**Exercise:** Starting with the first line and ending with the line that holds "Chart.register(...registerables);", repeat the material exactly.

**Information provided:**
↓

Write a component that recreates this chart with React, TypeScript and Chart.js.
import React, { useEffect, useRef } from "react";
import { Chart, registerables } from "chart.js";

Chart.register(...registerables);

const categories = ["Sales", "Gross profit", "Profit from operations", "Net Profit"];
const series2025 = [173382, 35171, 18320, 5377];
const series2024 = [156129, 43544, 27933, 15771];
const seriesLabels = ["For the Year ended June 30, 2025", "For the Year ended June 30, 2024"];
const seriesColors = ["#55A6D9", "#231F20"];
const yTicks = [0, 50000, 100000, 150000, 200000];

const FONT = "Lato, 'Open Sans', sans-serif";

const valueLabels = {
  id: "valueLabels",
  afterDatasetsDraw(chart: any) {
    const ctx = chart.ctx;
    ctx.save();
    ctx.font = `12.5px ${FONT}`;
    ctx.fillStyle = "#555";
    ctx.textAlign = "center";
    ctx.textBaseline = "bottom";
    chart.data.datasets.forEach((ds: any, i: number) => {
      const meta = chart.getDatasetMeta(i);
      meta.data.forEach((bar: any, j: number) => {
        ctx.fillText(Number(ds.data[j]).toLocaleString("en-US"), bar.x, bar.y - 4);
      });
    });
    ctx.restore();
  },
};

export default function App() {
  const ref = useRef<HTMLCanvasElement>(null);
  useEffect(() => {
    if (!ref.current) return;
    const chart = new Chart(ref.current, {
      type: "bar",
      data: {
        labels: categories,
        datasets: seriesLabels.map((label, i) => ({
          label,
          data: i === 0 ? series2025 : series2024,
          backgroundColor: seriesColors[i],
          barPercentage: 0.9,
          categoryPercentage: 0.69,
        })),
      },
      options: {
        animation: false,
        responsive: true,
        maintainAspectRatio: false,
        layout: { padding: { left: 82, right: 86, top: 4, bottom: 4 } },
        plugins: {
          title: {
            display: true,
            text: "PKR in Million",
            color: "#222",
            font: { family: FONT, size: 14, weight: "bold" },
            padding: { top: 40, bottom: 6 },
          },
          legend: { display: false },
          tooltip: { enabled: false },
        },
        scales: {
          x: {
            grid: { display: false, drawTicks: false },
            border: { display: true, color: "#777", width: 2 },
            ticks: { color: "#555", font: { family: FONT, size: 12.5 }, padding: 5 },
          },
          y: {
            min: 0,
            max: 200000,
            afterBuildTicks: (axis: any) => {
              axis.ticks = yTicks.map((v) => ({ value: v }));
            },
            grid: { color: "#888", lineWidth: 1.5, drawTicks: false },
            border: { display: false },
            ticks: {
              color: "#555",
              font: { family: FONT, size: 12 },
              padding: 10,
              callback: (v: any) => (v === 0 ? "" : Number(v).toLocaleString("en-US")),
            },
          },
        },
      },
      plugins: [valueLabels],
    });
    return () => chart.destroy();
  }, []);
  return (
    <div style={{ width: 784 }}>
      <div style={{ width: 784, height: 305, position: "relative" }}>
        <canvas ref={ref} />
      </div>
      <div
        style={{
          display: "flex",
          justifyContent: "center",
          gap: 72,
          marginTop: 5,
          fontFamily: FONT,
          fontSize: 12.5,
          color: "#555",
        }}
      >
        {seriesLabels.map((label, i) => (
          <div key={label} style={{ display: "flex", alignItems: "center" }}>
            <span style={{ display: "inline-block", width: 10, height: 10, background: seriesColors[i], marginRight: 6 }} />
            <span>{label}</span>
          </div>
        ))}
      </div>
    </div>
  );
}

↑

**Solution for this problem:**
Write a component that recreates this chart with React, TypeScript and Chart.js.
import React, { useEffect, useRef } from "react";
import { Chart, registerables } from "chart.js";

Chart.register(...registerables);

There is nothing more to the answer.